Off And On
I spend a lot of time fixing queries like this, so I figured that I’d write about it in hopes that I can save someone some time and pain later on.
Obviously, this extends to join clauses as well. A case expression there has just as much chance of causing performance issues.
This pattern crops up in some ORM queries that I’ve seen as well, but I haven’t been able to figure out the code that causes it.
Let’s look at why this causes problems!
Tractor Trailer
To give our query the best possible chance of not sucking, let’s create some indexes.
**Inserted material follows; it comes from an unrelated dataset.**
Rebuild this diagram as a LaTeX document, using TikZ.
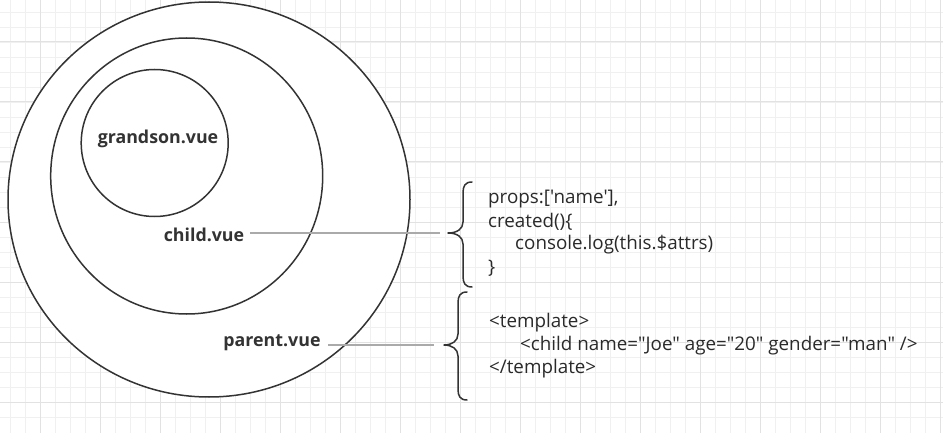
\documentclass[tikz,border=0pt]{standalone}
\usepackage{fontspec}
\setmainfont{Open Sans}[Ligatures=TeXOff]
\usetikzlibrary{shapes.geometric}
\definecolor{gridminor}{HTML}{F0F0F0}
\definecolor{gridmajor}{HTML}{E2E2E2}
\definecolor{ink}{HTML}{333333}
\definecolor{conn}{HTML}{AAAAAA}
\definecolor{codetext}{HTML}{2A2A2A}
\tikzset{
  ring/.style={draw=ink, line width=1.5pt, ellipse, inner sep=0pt},
  lbl/.style={font=\fontsize{17.8}{20}\selectfont\bfseries, text=ink, inner sep=0pt},
  code/.style={font=\fontsize{18.8}{22}\selectfont, text=codetext, anchor=west, inner sep=0pt},
  connector/.style={draw=conn, line width=1.3pt},
  bracestyle/.style={draw=ink, line width=1.5pt, line cap=round, line join=round},
}
\begin{document}
\begin{tikzpicture}[x=1pt, y=-1pt]
\useasboundingbox (0,0) rectangle (943,433);
\fill[white] (0,0) rectangle (943,433);
% grid
\foreach \x in {-5,10,...,940} \draw[gridminor, line width=0.8pt] (\x,0) -- (\x,433);
\foreach \y in {-3,12,...,430} \draw[gridminor, line width=0.8pt] (0,\y) -- (943,\y);
\foreach \x in {40,100,...,940} \draw[gridmajor, line width=1pt] (\x,0) -- (\x,433);
\foreach \y in {42,102,...,430} \draw[gridmajor, line width=1pt] (0,\y) -- (943,\y);
% rings
\node[ring, fill=white, minimum width=402pt, minimum height=395pt] (outer) at (209,199.5) {};
\node[ring, minimum width=272pt, minimum height=276pt] (mid) at (186.7,176) {};
\node[ring, minimum width=147pt, minimum height=147pt] (inner) at (154.7,143) {};
% labels
\node[lbl] (grandson) at (158,139) {grandson.vue};
\node[lbl] (child) at (204,235) {child.vue};
\node[lbl] (parent) at (272,343) {parent.vue};
% braces
\coordinate (ctip) at (448,233);
\coordinate (ptip) at (444,345);
\draw[bracestyle] (472,182) .. controls (465,182) and (463,186) .. (463,193)
  -- (463,222) .. controls (463,229) and (457,233) .. (ctip)
  .. controls (457,233) and (463,237) .. (463,244)
  -- (463,276) .. controls (463,283) and (465,287) .. (472,287);
\draw[bracestyle] (467,292) .. controls (460,292) and (458,296) .. (458,303)
  -- (458,334) .. controls (458,341) and (452,345) .. (ptip)
  .. controls (452,345) and (458,349) .. (458,356)
  -- (458,389) .. controls (458,396) and (460,400) .. (467,400);
% connectors
\draw[connector] ([xshift=6pt]child.east |- 0,233) -- ([xshift=-8pt]ctip);
\draw[connector] ([xshift=7pt]parent.east |- 0,345) -- ([xshift=-10pt]ptip);
% code
\node[code] (c1) at (488,199) {props:['name'],};
\node[code] (c2) at (488,222) {created()\{};
\node[code] (c3) at (515,245) {console.log(this.\$attrs)};
\node[code] (c4) at (488,268) {\}};
\node[code] (p1) at (489,323) {<template>};
\node[code] (p2) at (520,346) {<child name="Joe" age="20" gender="man" />};
\node[code] (p3) at (489,369) {</template>};
\end{tikzpicture}
\end{document}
CREATE NONCLUSTERED INDEX p ON dbo.Posts ( PostTypeId, Score, OwnerUserId ); CREATE NONCLUSTERED INDEX u ON dbo.Users ( Reputation ) INCLUDE ( DisplayName );
With those in place, let’s look at a simple example query.
SELECT u.Id, u.DisplayName, s = SUM(p.Score) FROM dbo.Posts AS p JOIN dbo.Users AS u ON p.OwnerUserId = u.Id WHERE 1 = CASE WHEN p.PostTypeId = 1 AND p.Score >= 10 THEN 1 ELSE 0 END GROUP BY u.Id, u.DisplayName HAVING SUM(p.Score) > 10000 ORDER BY s DESC;
The plan reveals textbook symptoms of a lack of SARGability: an index scan with a predicate, despite a perfectly seekable index being in place:
Shame about that! But we can make things worse, too.
The Worser
If we involve a new column in the case expression, this time from the Users table, the predicate will be applied at a really unfortunate place in the query plan.
SELECT u.Id, u.DisplayName, s = SUM(p.Score) FROM dbo.Posts AS p JOIN dbo.Users AS u ON p.OwnerUserId = u.Id WHERE 1 = CASE WHEN p.PostTypeId = 1 AND p.Score >= 10 AND u.Reputation > 5000 THEN 1 ELSE 0 END GROUP BY u.Id, u.DisplayName HAVING SUM(p.Score) > 10000 ORDER BY s DESC;
Now all the filtering happens at the join, and the query goes from taking about 1 second to taking about 5 seconds.
If you write queries like this, you’re asking for trouble.
Why Can’t You Just Be Normal?
If we express that logic without a case expression, performance turns out much better. Shocking, right?
SELECT u.Id, u.DisplayName, s = SUM(p.Score) FROM dbo.Posts AS p JOIN dbo.Users AS u ON p.OwnerUserId = u.Id WHERE p.PostTypeId = 1 AND p.Score >= 10 AND u.Reputation > 5000 GROUP BY u.Id, u.DisplayName HAVING SUM(p.Score) > 10000 ORDER BY s DESC;
This query takes about 240 milliseconds, which is a nice improvement.
We’re able to seek into our Super Helpful Index™ on the Posts table. Now I know what you’re thinking — we’re hitting the clustered index on the Users table — that must be horrible.
But no; because the Nested Loops Join is of the Apply variety, it makes more sense to use it to seek to a single Id, and evaluate the predicate on Reputation second.
Thanks for reading!
Going Further
If this is the kind of SQL Server stuff you love learning about, you’ll love my training. I’m offering a 75% discount to my blog readers if you click from here. I’m also available for consulting if you just don’t have time for that and need to solve performance problems quickly.
I’m apparently missing something. It seems pretty obvious, perhaps glaringly so, that a WHERE clause is the proper solution. And I totally agree that using CASE logic to accomplish that is bringing the wrong weapon to the fight.
I just can’t fathom what would cause someone to create this Rube Goldberg apparatus to solve such a simple filter requirement. Did anyone ever explain to you how they arrived at such an interesting use of T-SQL? I ask because I frequently encounter those whose only experience with SQL is via an ORM. They are learning to write SQL from the most basic starting point.
That’s the funny thing — I’ve seen ORMs generate this type of where clause.
Typically the logic is a bit more complicated than in the examples I’ve used here, but the general idea is the same.
Thanks!
I’ve seen EF generate SELECT TOP 1… FROM (SELECT TOP 1 …). That one is a classic joke on our Engineering team. But I haven’t been lucky enough to discover something like you example. Maybe time to do some extra QueryStore spelunking.
Weirdo T-SQL like this can arise as a result of copy ‘n’ paste coding, wherein the correct result wins, and the correct result returned in a timely manner loses.
I have seen it a few times in horribly convoluted code in horribly convoluted SPs which call horribly convoluted SPs that use functions that use views that use functions, etc.
In such cases, it’s likely going to be legacy code that someone gets landed with. Rather than spend the majority of their life refactoring, they take an easy shortcut and find a solution in other code then plant it, without examining too carefully, in the middle of the code equivalent of Hampton Court Maze, then tippy-toe away.